- **MATERIAL**
⁂
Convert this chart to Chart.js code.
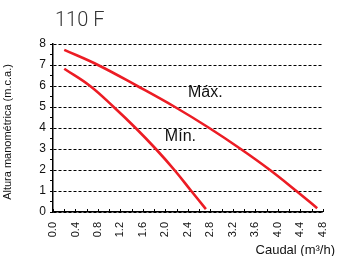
<!DOCTYPE html>
<html>
<head>
<meta charset="utf-8">
<script src="https://cdn.jsdelivr.net/npm/chart.js@4"></script>
<style>
  html, body { margin: 0; padding: 0; background: #fff; }
  #wrap { width: 346px; height: 256px; }
</style>
</head>
<body>
<div id="wrap"><canvas id="grafico" width="346" height="256"></canvas></div>
<script>
// curva Máx. (caudal m³/h, altura m.c.a.)
const caudalMax = [0.2, 0.8, 1.5, 2.17, 2.78, 3.34, 3.86, 4.33, 4.7];
const alturaMax = [7.72, 7.0, 6.0, 5.0, 4.0, 3.0, 2.0, 1.0, 0.18];
// curva Mín.
const caudalMin = [0.2, 0.66, 1.08, 1.47, 1.83, 2.16, 2.46, 2.72];
const alturaMin = [6.82, 6.0, 5.0, 4.0, 3.0, 2.0, 1.0, 0.14];

const titulo = "110 F";
const tituloY = "Altura manométrica (m.c.a.)";
const tituloX = "Caudal (m³/h)";
const rotulos = [
  { texto: "Máx.", x: 2.4, y: 5.48 },
  { texto: "Mín.", x: 1.99, y: 3.39 }
];

const vermelho = "#ec1c24";
const fonte = "'Liberation Sans', Arial, sans-serif";

const pares = (xs, ys) => xs.map((x, i) => ({ x: x, y: ys[i] }));

// textos extra e marcas internas do eixo x
const extras = {
  id: "extras",
  afterDraw(chart) {
    const ctx = chart.ctx;
    const sx = chart.scales.x, sy = chart.scales.y;
    const base = chart.chartArea.bottom;
    ctx.save();
    ctx.strokeStyle = "#000";
    ctx.lineWidth = 1;
    for (let i = 0; i <= 24; i++) {
      const px = Math.round(sx.getPixelForValue(i * 0.2)) + 0.5;
      ctx.beginPath();
      ctx.moveTo(px, base);
      ctx.lineTo(px, base - 3);
      ctx.stroke();
    }
    ctx.fillStyle = "#333";
    ctx.font = "300 20px Roboto";
    ctx.textBaseline = "alphabetic";
    ctx.textAlign = "left";
    ctx.fillText(titulo, 55, 26);

    ctx.fillStyle = "#111";
    ctx.font = "16px " + fonte;
    rotulos.forEach(r => ctx.fillText(r.texto, sx.getPixelForValue(r.x), sy.getPixelForValue(r.y)));

    ctx.font = "13px " + fonte;
    ctx.textAlign = "right";
    ctx.textBaseline = "middle";
    ctx.fillText(tituloX, 335, 250);

    ctx.font = "11px " + fonte;
    ctx.translate(8, 132);
    ctx.rotate(-Math.PI / 2);
    ctx.textAlign = "center";
    ctx.fillText(tituloY, 0, 0);
    ctx.restore();
  }
};

new Chart(document.getElementById("grafico"), {
  type: "line",
  data: {
    datasets: [
      {
        label: "Máx.",
        data: pares(caudalMax, alturaMax),
        borderColor: vermelho,
        borderWidth: 2.6,
        pointRadius: 0,
        tension: 0.4,
        fill: false
      },
      {
        label: "Mín.",
        data: pares(caudalMin, alturaMin),
        borderColor: vermelho,
        borderWidth: 2.6,
        pointRadius: 0,
        tension: 0.4,
        fill: false
      }
    ]
  },
  options: {
    responsive: false,
    animation: false,
    devicePixelRatio: 1,
    layout: { padding: { top: 44, right: 16, left: 0, bottom: 0 } },
    plugins: {
      legend: { display: false },
      title: { display: false },
      tooltip: { enabled: false }
    },
    scales: {
      x: {
        type: "linear",
        min: 0,
        max: 4.8,
        afterFit: s => { s.height = 44; },
        border: { display: true, color: "#000", width: 1.5 },
        grid: { display: false, drawTicks: false },
        ticks: {
          stepSize: 0.2,
          autoSkip: false,
          minRotation: 90,
          maxRotation: 90,
          padding: 10,
          color: "#111",
          font: { family: fonte, size: 11 },
          callback: (v, i) => (i % 2 === 0 ? Number(v).toFixed(1) : "")
        }
      },
      y: {
        type: "linear",
        min: 0,
        max: 8,
        afterFit: s => { s.width = 53; },
        border: { display: true, color: "#000", width: 1.5, dash: [3, 2] },
        grid: {
          color: c => (c.tick && c.tick.value % 1 === 0 ? "#000" : "rgba(0,0,0,0)"),
          tickColor: "#000",
          tickLength: 3,
          tickWidth: 1,
          lineWidth: 1
        },
        ticks: {
          stepSize: 0.5,
          autoSkip: false,
          padding: 4,
          color: "#111",
          font: { family: fonte, size: 12 },
          callback: v => (v % 1 === 0 ? v : "")
        }
      }
    }
  },
  plugins: [extras]
});
</script>
</body>
</html>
⁂
- **THE TASK**
Up to and including the line with "const pares = (xs, ys)", copy the data above from its first line. Skip pictures.

- **RESULT BELOW**
Convert this chart to Chart.js code.
<!DOCTYPE html>
<html>
<head>
<meta charset="utf-8">
<script src="https://cdn.jsdelivr.net/npm/chart.js@4"></script>
<style>
  html, body { margin: 0; padding: 0; background: #fff; }
  #wrap { width: 346px; height: 256px; }
</style>
</head>
<body>
<div id="wrap"><canvas id="grafico" width="346" height="256"></canvas></div>
<script>
// curva Máx. (caudal m³/h, altura m.c.a.)
const caudalMax = [0.2, 0.8, 1.5, 2.17, 2.78, 3.34, 3.86, 4.33, 4.7];
const alturaMax = [7.72, 7.0, 6.0, 5.0, 4.0, 3.0, 2.0, 1.0, 0.18];
// curva Mín.
const caudalMin = [0.2, 0.66, 1.08, 1.47, 1.83, 2.16, 2.46, 2.72];
const alturaMin = [6.82, 6.0, 5.0, 4.0, 3.0, 2.0, 1.0, 0.14];

const titulo = "110 F";
const tituloY = "Altura manométrica (m.c.a.)";
const tituloX = "Caudal (m³/h)";
const rotulos = [
  { texto: "Máx.", x: 2.4, y: 5.48 },
  { texto: "Mín.", x: 1.99, y: 3.39 }
];

const vermelho = "#ec1c24";
const fonte = "'Liberation Sans', Arial, sans-serif";

const pares = (xs, ys) => xs.map((x, i) => ({ x: x, y: ys[i] }));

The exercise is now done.